Most playschools run by established brands lack the conditions the WCD ministry now wants to make mandatory. There’s no denying that these norms are essential to a child’s physical and intellectual growth: one classroom measuring at least 35 sqm for 30 kids, a minimum outdoor space of 30 sqm, separate space for cooking nutritionally balanced meals, naptimes for children and a healthy caregiver and student ratio. In all the metros and major cities, most such schools do not have even half that space. Forget nutritionally balanced food, parents are asked to provide tiffin for children during the school hours. There have even been allegations of kids being drugged not to make them ‘a cause of headache’ for the staff.

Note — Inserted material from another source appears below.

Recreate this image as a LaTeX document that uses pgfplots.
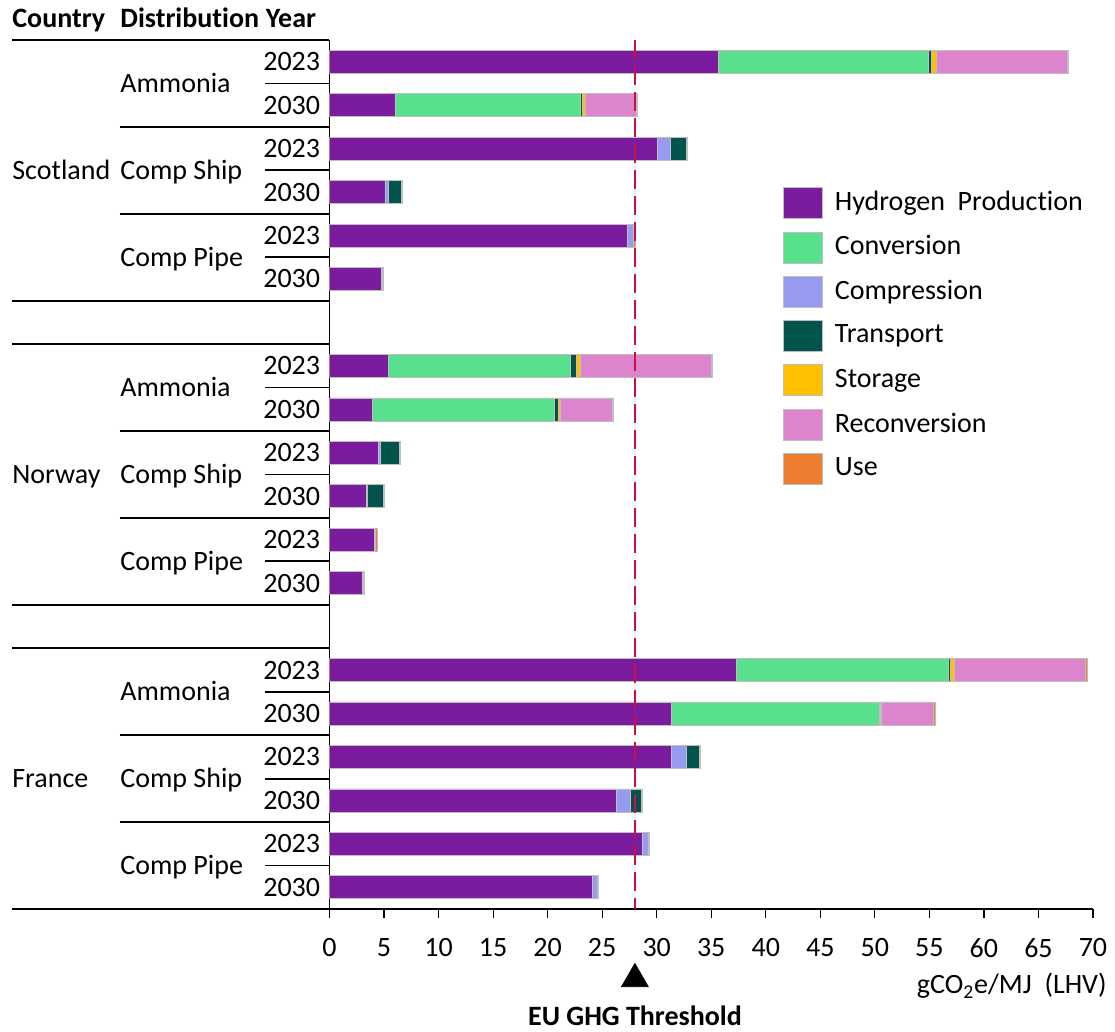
\documentclass[border=0pt]{standalone}
\usepackage{pgfplots}
\pgfplotsset{compat=1.18}
\usepackage{pgfplotstable}
\usepackage{fontspec}
\setmainfont{Carlito}[Ligatures=NoCommon]
\definecolor{cH}{RGB}{123,27,157}
\definecolor{cConv}{RGB}{88,224,140}
\definecolor{cComp}{RGB}{151,155,239}
\definecolor{cTrans}{RGB}{0,84,76}
\definecolor{cStor}{RGB}{255,192,0}
\definecolor{cRecon}{RGB}{220,132,206}
\definecolor{cUse}{RGB}{237,125,49}
\definecolor{cThr}{RGB}{200,16,70}
\pgfplotstableread{
y h2 conv comp trans stor recon use
19 35.65 19.29 0    0.27 0.40 12.03 0.10
18 6.07  16.90 0    0.21 0.24 4.68  0.16
17 30.05 0     1.23 1.41 0    0     0.15
16 5.15  0     0.21 1.22 0    0     0.13
15 27.30 0     0.55 0    0    0     0.15
14 4.72  0     0.09 0    0    0     0.12
12 5.36  16.69 0    0.61 0.31 12.01 0.09
11 3.92  16.69 0    0.34 0.18 4.80  0.08
10 4.47  0     0.22 1.71 0    0     0.09
9  3.37  0     0.10 1.46 0    0     0.09
8  4.14  0     0.10 0    0    0     0.11
7  3.04  0     0.10 0    0    0     0.09
5  37.33 19.40 0    0.16 0.39 12.05 0.12
4  31.37 19.07 0    0.10 0.05 4.81  0.11
3  31.37 0     1.38 1.13 0    0     0.09
2  26.33 0     1.25 1.01 0    0     0.13
1  28.68 0     0.55 0    0    0     0.13
0  24.09 0     0.46 0    0    0     0.13
}\data
\begin{document}
\fontsize{14pt}{16.8pt}\selectfont
\begin{tikzpicture}
\useasboundingbox (-164.75pt,-61.5pt) rectangle (392.75pt,454.5pt);
\begin{axis}[
  at={(0,0)}, anchor=south west,
  scale only axis, width=381.75pt, height=434.5pt,
  xmin=0, xmax=70, ymin=-0.5, ymax=19.5,
  xbar stacked, bar width=11.5pt,
  axis x line=bottom, axis y line=left,
  axis line style={-, line width=0.8pt, black},
  xtick={0,5,...,70},
  tick align=outside, major tick length=4.5pt,
  x tick style={black, line width=0.6pt},
  y tick style={draw=none},
  ytick={19,18,17,16,15,14,12,11,10,9,8,7,5,4,3,2,1,0},
  yticklabels={2023,2030,2023,2030,2023,2030,2023,2030,2023,2030,2023,2030,2023,2030,2023,2030,2023,2030},
  yticklabel style={inner sep=0pt},
  /pgf/number format/assume math mode=true,
  tick label style={font=\fontsize{14pt}{16.8pt}\selectfont},
  xticklabel style={yshift=-5.5pt},
  legend cell align=left,
  legend image code/.code={\draw[#1,draw=black!25,line width=0.3pt] (0pt,-7.75pt) rectangle (19.8pt,7.75pt);},
  legend style={at={(0.5936,0.8305)}, anchor=north west, draw=none, fill=none,
    inner sep=0pt, outer sep=0pt, row sep=6.35pt, column sep=6pt,
    nodes={inner sep=0pt, anchor=west}, font=\fontsize{14pt}{16.8pt}\selectfont},
]
\addplot[fill=cH, draw=black!25, line width=0.3pt] table[x=h2,y=y] {\data};
\addplot[fill=cConv, draw=black!25, line width=0.3pt] table[x=conv,y=y] {\data};
\addplot[fill=cComp, draw=black!25, line width=0.3pt] table[x=comp,y=y] {\data};
\addplot[fill=cTrans, draw=black!25, line width=0.3pt] table[x=trans,y=y] {\data};
\addplot[fill=cStor, draw=black!25, line width=0.3pt] table[x=stor,y=y] {\data};
\addplot[fill=cRecon, draw=black!25, line width=0.3pt] table[x=recon,y=y] {\data};
\addplot[fill=cUse, draw=black!25, line width=0.3pt] table[x=use,y=y] {\data};
\legend{Hydrogen~ Production, Conversion, Compression, Transport, Storage, Reconversion, Use}
\end{axis}
\begin{axis}[
  at={(0,0)}, anchor=south west,
  scale only axis, width=381.75pt, height=434.5pt,
  xmin=0, xmax=70, ymin=-0.5, ymax=19.5,
  hide axis, clip=false,
]
\addplot[draw=cThr, line width=1.2pt, dash pattern=on 9.5pt off 3.5pt] coordinates {(28,19.5) (28,-0.5)};
\addplot[only marks, mark=triangle*, mark size=7.7pt, black] coordinates {(28,-2.111)};
\end{axis}
% table lines
\foreach \k in {0,6,7,13,14,20}
  \draw[line width=0.9pt] (-158.75pt,{(20-\k)*21.725pt}) -- (0pt,{(20-\k)*21.725pt});
\foreach \k in {2,4,9,11,16,18}
  \draw[line width=0.9pt] (-104.75pt,{(20-\k)*21.725pt}) -- (0pt,{(20-\k)*21.725pt});
\foreach \k in {1,3,5,8,10,12,15,17,19}
  \draw[line width=0.9pt] (-32.35pt,{(20-\k)*21.725pt}) -- (0pt,{(20-\k)*21.725pt});
% headers
\node[anchor=base west, inner sep=0pt, font=\bfseries] at (-158.75pt,440.7pt) {Country};
\node[anchor=base west, inner sep=0pt, font=\bfseries] at (-104.75pt,440.7pt) {Distribution};
\node[anchor=base west, inner sep=0pt, font=\bfseries] at (-32pt,440.7pt) {Year};
% countries
\foreach \k/\t in {3/Scotland,10/Norway,17/France}
  \node[anchor=base west, inner sep=0pt] at (-158.75pt,{(20-\k)*21.725pt-4.5pt}) {\t};
\foreach \k/\t in {1/Ammonia,3/Comp Ship,5/Comp Pipe,8/Ammonia,10/Comp Ship,12/Comp Pipe,15/Ammonia,17/Comp Ship,19/Comp Pipe}
  \node[anchor=base west, inner sep=0pt] at (-104.75pt,{(20-\k)*21.725pt-4.5pt}) {\t};
\node[anchor=east, inner sep=0pt] at (388.75pt,-38.5pt) {gCO\textsubscript{2}e/MJ~ (LHV)};
\node[inner sep=0pt, font=\bfseries] at (152.75pt,-53.5pt) {EU GHG Threshold};
\end{tikzpicture}
\end{document}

Having said that, it is also important to underscore that the government may have been a little overzealous in its top-down approach, especially with its provision for mandatory use of mother tongue or vernacular language as the medium of instruction. Such a method has little to show in terms of benefitting students. Pedagogy and child psychology are the domains of experts. Instead of pushing changes through fiats, the WCD ministry should ask a panel of experts to look into the various drawbacks of playschools.
These recommendations can then form the basis for future guidelines. Since education is both a state and central subject, such committees funded by the Union can be formed at the local levels in consultation with the state administration to monitor the performance of these schools. A graded form of punishment beginning with fines, warnings and culminating in revoking the licence of defaulting institutions can be an effective approach.
A fiat or diktat from above will achieve little — look at the way rich, private schools have circumvented an important clause in the Right to Education and kept poor children out of their classrooms.
For the government, the job of regulating playschools should also mean getting its own educational institutions in shape. It has to recruit more teachers, ensure basic facilities like drinking water and playgrounds and healthy midday meals.
More importantly, it has to dispel the present perception that government schools impart inferior education to disadvantaged children. What we have seen so far is hardly encouraging. Continued government indifference has spurred semi-qualified — even illegal schools — to run a brisk business at the cost of the children’s future.
Alongside the mushrooming playschools, the government too now needs to get its act together.